Attorneys representing Nicholas' family recently claimed a private investigation found she was shot from outside of her home.

They also said a neighbor has cell phone video of two gunshots fired inside the home 30 minutes after the shootout ended.

"Somebody took a gun at some point, likely long after Dennis Tuttle was dead -- at least based on physical evidence -- and went to a wall and fired two shots into a wall," attorney Mike Doyle alleged. "That's also been documented by physical chemical tests."

Doyle filed a petition with probate court requesting depositions from the officers to address these findings.  Read the entire petition here.

KHOU 11 Investigates examined 109 other drug cases Goines filed based on a search warrant between 2012 and present day. In every one of those cases in which he claimed confidential informants observed guns inside, no weapons were ever recovered, according to evidence logs Goines filed with the court.

The District Attorney's Office is reviewing more than 2,000 cases involving Goines and dozens of charges were dismissed.

They are also reviewing 800 cases involving Bryant, the other HPD officer involved with the warrant. 

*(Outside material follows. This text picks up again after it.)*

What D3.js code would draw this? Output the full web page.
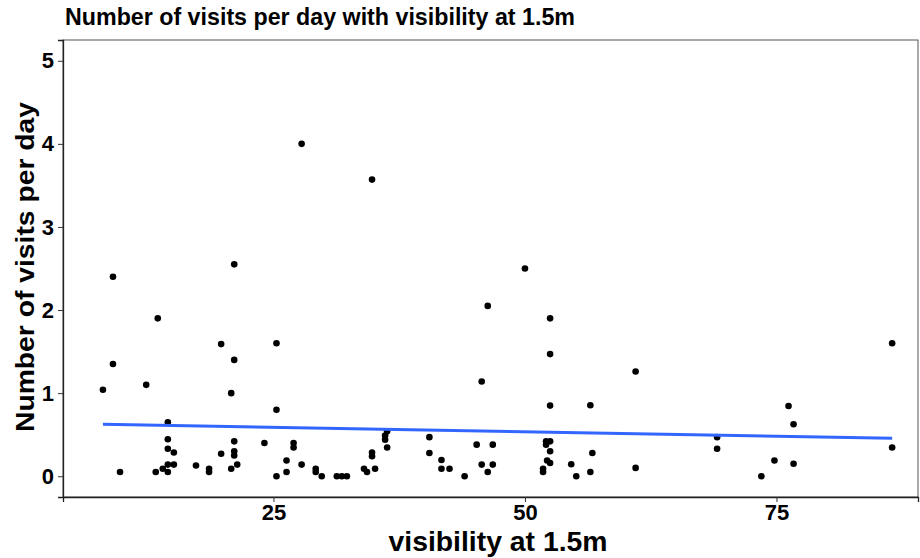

RELATED: 27 more cases connected to Harding Street raid cops to be dismissed

RELATED: Sloppy police work, evidence issues led to dismissals in Gerald Goines’ past cases

At one point, the DA's office threatened legal action against HPD if it didn't turn over documents related to the deadly raid. The documents involved information on all HPD informants dating back five years ago to now.

The two agencies eventually reached an agreement for the remaining records to be provided.

The FBI has opened a civil rights investigation into the raid and Harris County.

Bryant and Goines were relieved of duty during the investigation and later allowed to retire.

The raid led to multiple policy changes within the Houston Police Department and an FBI civil rights investigation.